Abstract
Despite Lebanon's constitutional commitments for "balanced economic development," the country's second-largest city, Tripoli, bears the brunt of colonial and post-colonial legacies of marginalization that deepened in postwar Lebanon (1990-present). While some researchers described the city as the poorest on the Mediterranean (Nehmeh 2015), the limited academic literature on Tripoli focuses on Tripoli as a city of Jihadists (Lefèvre 2022), or as a "dethroned" secondary Sunni city (Gade 2022). Erased from such narratives are critical political economy perspectives that shine a light on the pronounced class antagonisms in this city and the violence of neoliberalism. Tripoli is the birthplace of the richest men in the Arab world (Bloomberg 2021). This class of businessmen-turned-politicians monopolizes vast economic sectors (banking, real estate, telecommunications, trade) by accumulating wealth abroad and through neoliberal dispossession. Juxtaposed against these wealthy businessmen are the working poor, who comprise 57% of Tripoli's population (Nehmeh 2015, 61).
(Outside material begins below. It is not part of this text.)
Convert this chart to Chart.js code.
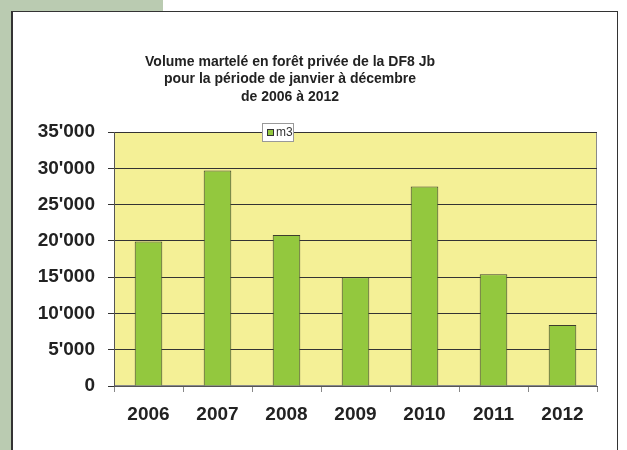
<!DOCTYPE html>
<html>
<head>
<meta charset="utf-8">
<script src="https://cdn.jsdelivr.net/npm/chart.js@4"></script>
<style>
  body { margin: 0; width: 627px; height: 450px; overflow: hidden; position: relative; background: #fff; }
  .side { position: absolute; background: #BACBB1; }
  #box { position: absolute; left: 11px; top: 11px; width: 604px; height: 460px; border: 1px solid #333; border-left-width: 2px; background: #fff; }
  #chart { position: absolute; left: 0; top: 0; }
</style>
</head>
<body>
<div class="side" style="left:0;top:0;width:163px;height:12px"></div>
<div class="side" style="left:0;top:0;width:11px;height:450px"></div>
<div id="box"></div>
<canvas id="chart" width="627" height="450"></canvas>
<script>
const years = ['2006', '2007', '2008', '2009', '2010', '2011', '2012'];
const volumes = [19900, 29700, 20800, 15000, 27500, 15400, 8400];
const seriesName = 'm3';
const titleLines = [
    'Volume martelé en forêt privée de la DF8 Jb',
    'pour la période de janvier à décembre',
    'de 2006 à 2012'
];

const FONT = '"Liberation Sans", Arial, sans-serif';

function swissNumber(v) {
    return String(v).replace(/\B(?=(\d{3})+(?!\d))/g, "'");
}

// fond jaune de la zone de tracé
const plotBackground = {
    id: 'plotBackground',
    beforeDraw(chart) {
        const { ctx, chartArea: a } = chart;
        ctx.save();
        ctx.fillStyle = '#F4F096';
        ctx.fillRect(a.left, a.top, a.right - a.left, a.bottom - a.top);
        ctx.strokeStyle = '#8a8a8a';
        ctx.lineWidth = 1;
        ctx.strokeRect(a.left + 0.5, a.top + 0.5, a.right - a.left - 1, a.bottom - a.top - 1);
        ctx.restore();
    }
};

// titre déplacé à gauche du centre, comme dans l'original
const offsetTitle = {
    id: 'offsetTitle',
    afterDraw(chart) {
        const { ctx } = chart;
        ctx.save();
        ctx.fillStyle = '#222';
        ctx.font = 'bold 14px ' + FONT;
        ctx.textAlign = 'center';
        ctx.textBaseline = 'middle';
        titleLines.forEach((line, i) => ctx.fillText(line, 290, 62 + i * 17.5));
        ctx.restore();
    }
};

// petite légende posée sur le haut du graphique, comme dans Excel
const boxLegend = {
    id: 'boxLegend',
    afterDraw(chart) {
        const { ctx } = chart;
        const ds = chart.data.datasets[0];
        ctx.save();
        ctx.fillStyle = '#fff';
        ctx.fillRect(262, 123, 31, 18);
        ctx.strokeStyle = '#999';
        ctx.lineWidth = 1;
        ctx.strokeRect(262.5, 123.5, 31, 18);
        ctx.fillStyle = ds.backgroundColor;
        ctx.fillRect(267, 129, 7, 7);
        ctx.strokeStyle = '#333';
        ctx.strokeRect(267.5, 129.5, 6, 6);
        ctx.fillStyle = '#333';
        ctx.font = '12px ' + FONT;
        ctx.textBaseline = 'middle';
        ctx.fillText(ds.label, 276, 133);
        ctx.restore();
    }
};

const ctx = document.getElementById('chart').getContext('2d');
const chart = new Chart(ctx, {
    type: 'bar',
    data: {
        labels: years,
        datasets: [{
            label: seriesName,
            data: volumes,
            backgroundColor: '#93C83E',
            borderColor: '#3D3D2E',
            borderWidth: 1,
            barPercentage: 0.4,
            categoryPercentage: 1
        }]
    },
    options: {
        responsive: false,
        animation: false,
        layout: { padding: { left: 14, right: 30, top: 132, bottom: 24 } },
        plugins: {
            legend: { display: false },
            tooltip: { enabled: false },
            title: { display: false }
        },
        scales: {
            x: {
                afterFit(scale) { scale.height = 40; },
                grid: { drawOnChartArea: false, tickLength: 6, color: '#888' },
                border: { display: true, color: '#555' },
                ticks: {
                    color: '#222',
                    padding: 11,
                    font: { family: FONT, size: 19, weight: 'bold' }
                }
            },
            y: {
                min: 0,
                max: 35000,
                afterFit(scale) { scale.width = 100; },
                grid: { color: '#333', tickLength: 6 },
                border: { display: true, color: '#555' },
                ticks: {
                    stepSize: 5000,
                    color: '#222',
                    padding: 13,
                    font: { family: FONT, size: 19, weight: 'bold' },
                    callback: (v) => swissNumber(v)
                }
            }
        }
    },
    plugins: [plotBackground, offsetTitle, boxLegend]
});
</script>
</body>
</html>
Among those working poor are seasonal fishermen whose livelihoods and communities are susceptible to violent dispossessions under neoliberalism.
This paper proposes to look at the impact of the ongoing 2019 neoliberal crisis – the worst according to the World Bank - on fishermen in Northern Lebanon. While doing so, it situates the crisis and its impact on seasonal workers, as is the case for fishermen within the context of adopting neoliberal policies in postwar Lebanon. The paper's objectives are the following:
- To assess class disparities from the fishermen's lens and the levels of poverty and precarity and the impact of the neoliberal crisis on the fishermen's community.
- To account for how fishermen organize outside the official union structure and reassert their dignity and right to access the sea and earn a livelihood.
The paper will be based on ethnographic fieldwork, combining surveys, interviews, focus groups, and participant observations.